One of the things very young children are encouraged to do in my local schools is creative writing. Putting your personal ideas on paper is a highly valued skill in our education system.
Of course, the kids I work with can’t do it. They stare at the blank page and get some chicken scratchings down, but their letters are poorly formed, they can’t spell the words they want to write, and quite often when they’re finished, even they can’t read it. The whole process makes them feel like failures.
These children have creative ideas, all right, and all but the language-impaired ones can easily tell you about them. In fact, sometimes it’s hard to stop them from talking about their creative ideas long enough to get some written work done. I’m currently a working with one Grade 2 group which is an exercise in hilarity, as they riff off the words we’re working on spelling, one-up each other with funny stories, and devise alternative endings for my decodable books.
I recently came across the following by teacher Fay Maglen in the very useful but now apparently out-of-print book Wordswork:
“…adults expect written evidence of work and creative expression too early, to the point, perhaps, of inhibiting the free flow of oral expression. Certainly it would seem that in some classrooms more value is placed on what children write than on what they say…
“If…the teacher wants the children to share their ideas with the class, why can’t they simply tell them, using as they do all their idiosyncratic verbal and non-verbal expressions to add to the enjoyment of the story? This is much more interesting for the audience than listening to the stilted, unnatural reading-out of personal stories, and it saves the agony of those children who cannot make head or tail of their own writing.”

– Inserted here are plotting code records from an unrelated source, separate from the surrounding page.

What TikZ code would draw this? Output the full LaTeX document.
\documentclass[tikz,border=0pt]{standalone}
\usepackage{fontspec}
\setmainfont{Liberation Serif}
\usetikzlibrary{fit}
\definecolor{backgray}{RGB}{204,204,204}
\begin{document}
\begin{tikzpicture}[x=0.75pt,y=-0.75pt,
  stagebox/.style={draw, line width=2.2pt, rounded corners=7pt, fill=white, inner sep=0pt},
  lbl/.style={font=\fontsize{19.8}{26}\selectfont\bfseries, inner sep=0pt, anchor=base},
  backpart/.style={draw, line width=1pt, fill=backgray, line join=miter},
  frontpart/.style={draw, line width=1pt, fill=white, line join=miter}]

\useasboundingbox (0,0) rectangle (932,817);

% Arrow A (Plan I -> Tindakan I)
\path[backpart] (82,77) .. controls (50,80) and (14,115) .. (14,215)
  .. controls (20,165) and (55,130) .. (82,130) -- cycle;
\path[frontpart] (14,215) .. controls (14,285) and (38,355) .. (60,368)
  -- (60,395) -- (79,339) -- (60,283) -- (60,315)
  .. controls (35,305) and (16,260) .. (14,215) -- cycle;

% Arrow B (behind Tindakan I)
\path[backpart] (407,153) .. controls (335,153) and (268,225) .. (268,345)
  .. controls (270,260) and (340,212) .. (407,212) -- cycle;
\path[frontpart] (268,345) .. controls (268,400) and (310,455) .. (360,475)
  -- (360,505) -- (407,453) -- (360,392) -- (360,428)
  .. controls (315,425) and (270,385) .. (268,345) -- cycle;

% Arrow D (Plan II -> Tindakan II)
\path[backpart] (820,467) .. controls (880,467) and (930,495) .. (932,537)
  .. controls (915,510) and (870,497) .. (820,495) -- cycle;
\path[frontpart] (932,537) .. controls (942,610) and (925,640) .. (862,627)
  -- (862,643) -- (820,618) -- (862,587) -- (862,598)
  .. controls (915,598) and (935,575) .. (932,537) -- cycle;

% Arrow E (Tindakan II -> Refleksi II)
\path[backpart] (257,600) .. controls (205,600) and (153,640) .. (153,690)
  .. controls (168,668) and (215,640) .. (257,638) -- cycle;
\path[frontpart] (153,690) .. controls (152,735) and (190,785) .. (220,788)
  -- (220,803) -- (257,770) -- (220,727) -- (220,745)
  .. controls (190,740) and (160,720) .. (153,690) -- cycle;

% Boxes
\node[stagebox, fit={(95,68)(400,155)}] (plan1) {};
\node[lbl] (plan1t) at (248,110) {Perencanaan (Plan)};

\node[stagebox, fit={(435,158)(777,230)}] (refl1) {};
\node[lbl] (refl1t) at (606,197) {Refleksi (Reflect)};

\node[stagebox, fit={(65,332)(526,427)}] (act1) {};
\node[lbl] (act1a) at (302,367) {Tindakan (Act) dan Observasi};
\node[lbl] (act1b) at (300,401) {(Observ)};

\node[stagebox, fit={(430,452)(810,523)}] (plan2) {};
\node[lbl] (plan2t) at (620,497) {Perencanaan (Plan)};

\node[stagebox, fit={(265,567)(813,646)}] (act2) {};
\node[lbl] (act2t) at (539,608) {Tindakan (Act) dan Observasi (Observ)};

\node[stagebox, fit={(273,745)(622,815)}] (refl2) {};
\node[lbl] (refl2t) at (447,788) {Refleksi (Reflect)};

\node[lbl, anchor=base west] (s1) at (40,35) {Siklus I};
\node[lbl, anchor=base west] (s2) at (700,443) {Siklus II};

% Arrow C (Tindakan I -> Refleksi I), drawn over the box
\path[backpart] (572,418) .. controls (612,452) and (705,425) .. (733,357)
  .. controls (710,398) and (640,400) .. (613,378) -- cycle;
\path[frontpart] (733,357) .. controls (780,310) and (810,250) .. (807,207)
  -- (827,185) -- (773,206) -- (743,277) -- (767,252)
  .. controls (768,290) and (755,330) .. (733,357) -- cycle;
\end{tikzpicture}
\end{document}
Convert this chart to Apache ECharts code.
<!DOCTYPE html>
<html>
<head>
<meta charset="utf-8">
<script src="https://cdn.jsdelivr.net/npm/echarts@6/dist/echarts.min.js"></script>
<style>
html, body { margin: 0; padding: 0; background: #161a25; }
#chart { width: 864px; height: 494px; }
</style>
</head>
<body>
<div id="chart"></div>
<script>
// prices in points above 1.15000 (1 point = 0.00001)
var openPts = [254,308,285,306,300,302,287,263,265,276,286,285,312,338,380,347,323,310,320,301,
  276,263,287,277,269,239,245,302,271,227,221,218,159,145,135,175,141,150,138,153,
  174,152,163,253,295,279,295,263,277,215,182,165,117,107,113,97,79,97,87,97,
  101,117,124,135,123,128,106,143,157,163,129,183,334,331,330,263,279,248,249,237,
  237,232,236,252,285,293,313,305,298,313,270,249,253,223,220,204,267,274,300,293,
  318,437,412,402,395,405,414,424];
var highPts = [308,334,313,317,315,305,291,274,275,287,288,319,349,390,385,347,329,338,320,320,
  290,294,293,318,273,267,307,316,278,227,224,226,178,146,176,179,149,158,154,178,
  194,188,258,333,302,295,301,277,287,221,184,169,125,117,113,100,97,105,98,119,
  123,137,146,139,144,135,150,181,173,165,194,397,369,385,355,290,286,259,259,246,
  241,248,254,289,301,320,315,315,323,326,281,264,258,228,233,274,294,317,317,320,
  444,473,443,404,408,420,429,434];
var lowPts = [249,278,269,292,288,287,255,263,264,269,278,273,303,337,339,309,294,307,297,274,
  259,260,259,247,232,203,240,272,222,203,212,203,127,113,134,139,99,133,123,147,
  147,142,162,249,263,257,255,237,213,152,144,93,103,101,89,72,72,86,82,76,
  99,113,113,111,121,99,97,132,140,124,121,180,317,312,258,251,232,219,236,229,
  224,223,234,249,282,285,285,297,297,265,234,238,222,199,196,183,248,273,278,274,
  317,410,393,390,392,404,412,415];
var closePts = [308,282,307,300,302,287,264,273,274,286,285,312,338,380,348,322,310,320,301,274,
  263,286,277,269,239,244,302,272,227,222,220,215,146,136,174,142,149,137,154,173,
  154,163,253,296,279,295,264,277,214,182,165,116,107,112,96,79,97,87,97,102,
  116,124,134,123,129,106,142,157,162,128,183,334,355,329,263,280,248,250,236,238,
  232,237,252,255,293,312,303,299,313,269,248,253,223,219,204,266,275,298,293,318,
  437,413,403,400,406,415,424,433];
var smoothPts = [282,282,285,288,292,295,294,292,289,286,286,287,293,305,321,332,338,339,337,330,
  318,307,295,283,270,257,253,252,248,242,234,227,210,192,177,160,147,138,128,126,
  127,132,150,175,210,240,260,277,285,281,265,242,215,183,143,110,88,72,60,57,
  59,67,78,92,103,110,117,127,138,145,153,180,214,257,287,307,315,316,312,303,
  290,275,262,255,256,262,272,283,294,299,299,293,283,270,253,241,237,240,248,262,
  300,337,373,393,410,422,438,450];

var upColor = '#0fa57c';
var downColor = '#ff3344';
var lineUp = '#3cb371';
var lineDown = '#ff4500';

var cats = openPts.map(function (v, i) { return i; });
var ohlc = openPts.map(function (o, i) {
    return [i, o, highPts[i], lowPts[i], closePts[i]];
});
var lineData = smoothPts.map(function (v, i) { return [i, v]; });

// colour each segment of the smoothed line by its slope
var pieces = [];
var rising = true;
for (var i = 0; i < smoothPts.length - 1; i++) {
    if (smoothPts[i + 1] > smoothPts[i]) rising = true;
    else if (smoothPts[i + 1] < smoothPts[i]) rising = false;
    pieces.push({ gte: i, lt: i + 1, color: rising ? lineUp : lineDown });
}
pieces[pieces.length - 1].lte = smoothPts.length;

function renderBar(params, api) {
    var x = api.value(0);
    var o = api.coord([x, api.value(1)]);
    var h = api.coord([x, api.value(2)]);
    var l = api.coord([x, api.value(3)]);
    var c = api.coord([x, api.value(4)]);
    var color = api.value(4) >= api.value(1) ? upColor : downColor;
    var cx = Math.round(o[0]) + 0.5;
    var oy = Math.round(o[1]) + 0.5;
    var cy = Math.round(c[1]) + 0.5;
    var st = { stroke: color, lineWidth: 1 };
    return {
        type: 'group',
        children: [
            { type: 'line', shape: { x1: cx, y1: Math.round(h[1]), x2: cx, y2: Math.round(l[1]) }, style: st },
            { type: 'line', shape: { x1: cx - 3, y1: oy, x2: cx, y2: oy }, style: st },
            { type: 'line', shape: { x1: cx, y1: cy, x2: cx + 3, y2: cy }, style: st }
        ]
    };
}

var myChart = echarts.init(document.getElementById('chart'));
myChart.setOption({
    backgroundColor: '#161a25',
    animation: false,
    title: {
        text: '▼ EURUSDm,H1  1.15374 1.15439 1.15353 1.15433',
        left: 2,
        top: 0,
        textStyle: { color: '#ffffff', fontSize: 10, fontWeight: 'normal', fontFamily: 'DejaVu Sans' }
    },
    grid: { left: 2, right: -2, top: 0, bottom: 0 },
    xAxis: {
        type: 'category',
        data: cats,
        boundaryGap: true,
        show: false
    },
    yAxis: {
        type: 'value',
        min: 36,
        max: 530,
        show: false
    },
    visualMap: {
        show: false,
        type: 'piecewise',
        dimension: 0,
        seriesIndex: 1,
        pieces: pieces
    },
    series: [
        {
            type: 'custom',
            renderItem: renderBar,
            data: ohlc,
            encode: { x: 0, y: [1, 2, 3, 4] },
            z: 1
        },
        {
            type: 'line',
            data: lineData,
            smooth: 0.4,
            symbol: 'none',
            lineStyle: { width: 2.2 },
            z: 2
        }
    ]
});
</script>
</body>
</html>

To Maglen, the argument “ideas are more important than spelling so let’s forget about spelling” is facile (hear, hear!). She goes on: “It is absurd to persist with the idea that children’s thoughts should simply flow onto the page when, spelling apart, the physical act of forming letters is a slow difficult process for many children in the first few years at school.”
The other major problem with encouraging very young children to write in an open-ended, creative way, even though they can’t spell the words they want to use, is that it encourages them to practise mistakes.
Every time you write “hed” or “mowse” or “brij”, you are reinforcing and remembering versions of these words which later will need to be unlearnt.
It would be a whole lot better if these words could be learnt right first time.
Of course it’s not possible to prevent every spelling mistake, but I think adults should do their best on the prevention front, because (sorry to use a cliche, but) it’s a heck of a lot better than cure.
Errors children do make should be quickly corrected e.g. if a child writes “mowse” instead of “mouse”, tell her or him that “ow” is one way to write this sound (as in now, cow and brown) but in the word “mouse” the spelling is “ou” (try to say the sound and write the spelling, rather than saying the letter names). If you have your movable alphabet handy you can also demonstrate this, as shown here.
If you have time and the child is interested, you might also like to show them that this pattern applies to other words that rhyme with mouse e.g. house, louse, douse, spouse, grouse.
Vote 1 creative dictating to an adult, followed by copying
The argument that structured writing/spelling work stifles children’s creativity, and open-ended writing fosters creativity and self-expression, doesn’t stand a lot of scrutiny.
Weak spellers of any age tend to avoid tricky words, and stick to writing words they can confidently spell.
This can lead to pretty stilted prose, as anyone who’s tried to write decodable books can readily tell you. But decodable books are not pretending to be authentic self-expression or quality literature, they’re just books with L plates on, for learner readers.
If your goal is self-expression and an interesting narrative, then get a child to dictate a story to you, for them to copy. Young children usually enjoy this – you’re their secretary, and you’d better listen up, because this is a story worth spelling correctly, writing neatly and illustrating beautifully. In a classroom situation, this usually requires taking turns, because one teacher can’t take dictation from 20 children at once. But little school kids have usually learnt to take turns, and are interested in each other’s stories.
The child comes up with the ideas, you help with the spelling and stop them from practicing mistakes, and they produce a quality product for everyone to admire on the fridge door.
Along the way they practice their handwriting, and reinforce spelling patterns previously learnt, plus meet new ones in a task that doesn’t set them up to make mistakes.
Because there’s no word-avoidance involved, the end product of the you-dictate-then-copy task is likely to be a more authentic and interesting piece of writing than what you get when you ask a very young child to write a story from scratch, especially when it’s a child who is struggling with spelling.
Meanwhile, their main spelling-learning is done at another time, in structured activities that systematically introduce them to all the main spelling patterns of English, working from simple to complex, such as the activities in this website’s shop and those listed under Phonics Resources above.
Once they have a good grasp of the major spelling patterns, they can knock themselves out tackling the blank page independently.